Jolie petite histoire, n'est-il pas ? Une légère dérivation de Un jour sans fin, réduit à la mémoire d'une seule et même personne qui ne parvient pas à se souvenir de la veille, condamnée à revivre éternellement la journée qui suivra son samedi 12 octobre. Mais le nom inscrit à la droite de Drew Barrymore est bien Adam Sandler, et la comédie romantique légère est donc à proscrire. Incroyable comment, sans pour autant toucher à l'écriture, Sandler parvient toujours à obtenir le même type de personnage : le brave type sympa et un peu niais. Incroyable aussi que Rob Schneider soit aussi toujours plus ou moins dans le coin. Bref, tout était presque réuni pour magnifier une jolie petite niaiserie qui m'aurait largement contenté dans l'expression de ma haine anti-Sandler. Pas de bol, car pas pour cette fois. A l'image des frères Farelly, le déficit physique ou psychologique devient ici une source de blagues plus ou moins drôles mais jamais offensantes. La journée type de Lucy et ses parents, notamment, est un petit régal d'humour un peu noir, organisation millimétrée du papa et du frérot qui retapent inlassablement une soirée d'anniversaire et une séance vidéocassette en faisant « comme si c'était la première fois ». Un père pas gâté non plus avec un fiston culturiste pas fute-fute qui ne manquera certainement pas de vous faire rire (et les plus perspicaces auront reconnu le brave Sam Gamegie avec un bon mètre en plus). Amusant également de voir Henry développer des trésors d'ingéniosité pour continuer à draguer la minette en toute impunité, jusqu'à simuler un pseudo-kidnapping ou une pseudo-agression. Le scénario s'égare parfois dans le romantique (la récurrence du "premier baiser"), plutôt bien mené, et dans le mini-mini-mini mélodrame (la maladie incurable) sans trop alourdir la comédie, et sans chercher à dénouer le tout d'une manière crédible et ordonnée. Rien à en apprendre en somme, juste de l'amusement, même si celui-ci ne touche pas à tous les coups, et reste plutôt conforme à la logique de tous les autres Sandler.

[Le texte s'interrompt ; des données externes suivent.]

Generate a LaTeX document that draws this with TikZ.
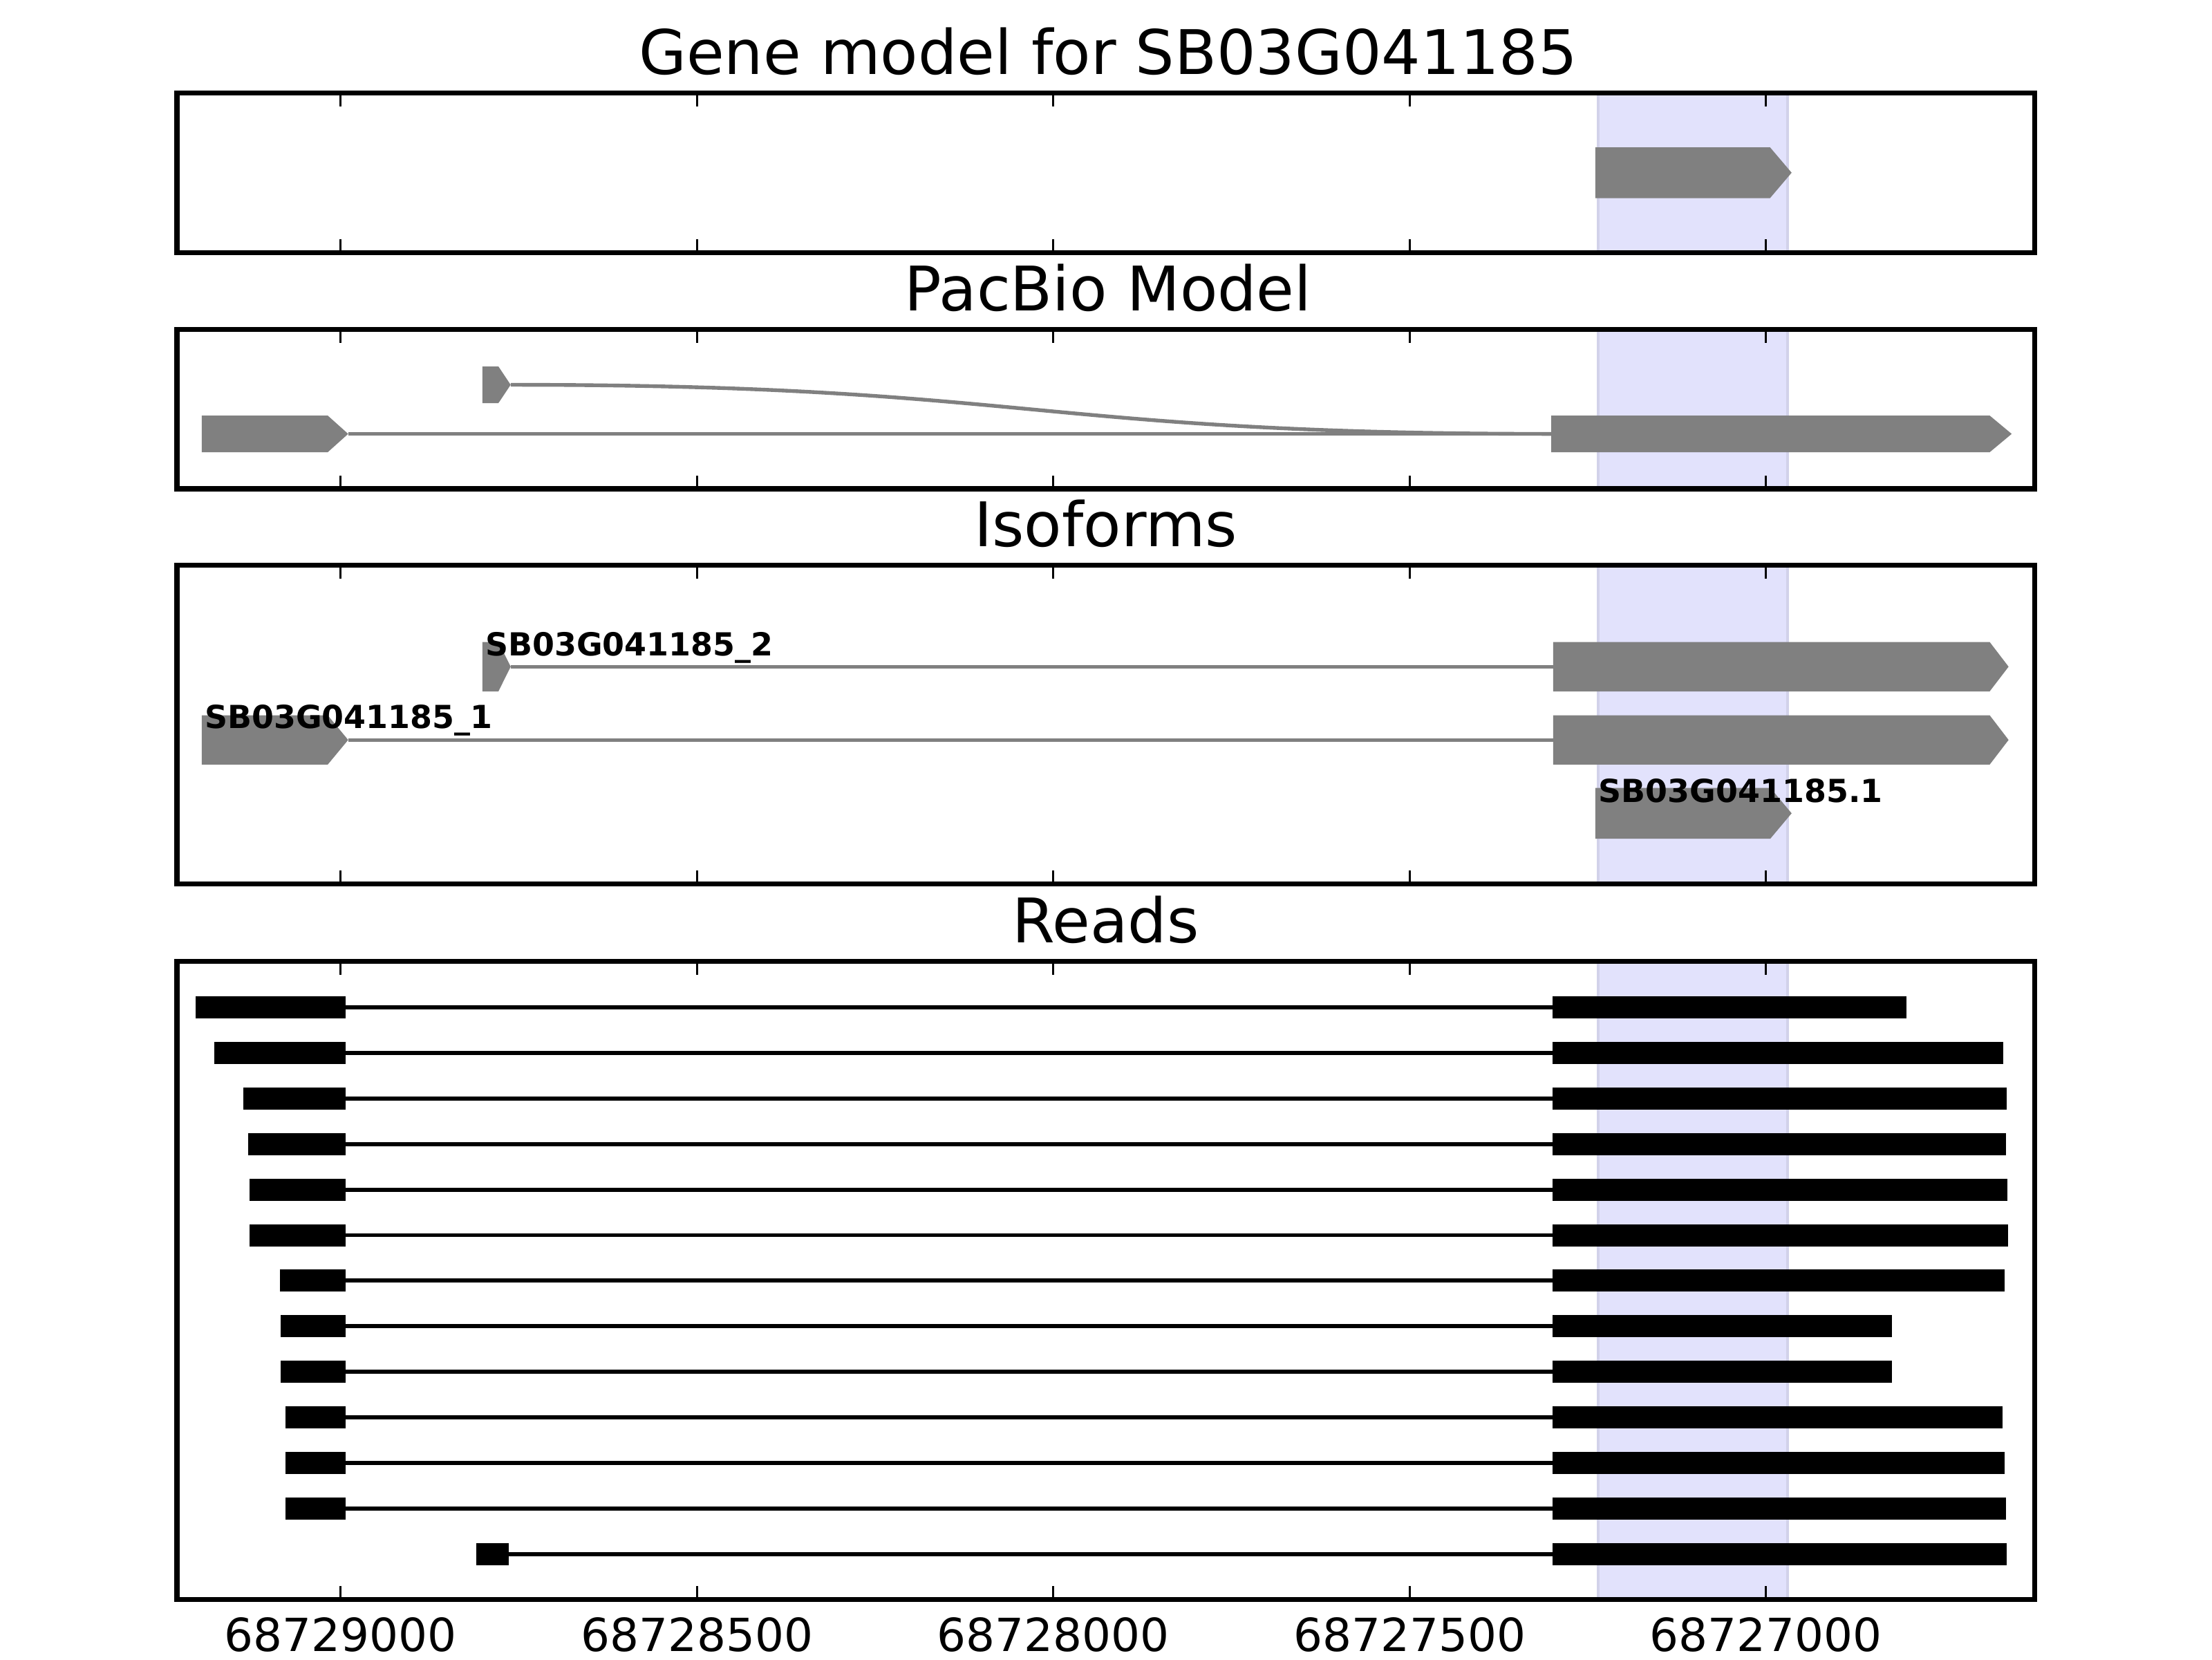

Une comédie fraîche et amusante, un exploit lorsque l'on connaît les penchants d'Adam Sandler, solidement portée par une idée plutôt originale (à défaut d'être crédible) qui se constitue comme le noeud humoristique du film. Bien exploitée, cette flamme donne au film ses moments les plus drôles et fait passer un excellent moment en compagnie d'un acteur plutôt mauvais qui fait royalement passer la pilule sans trop déborder.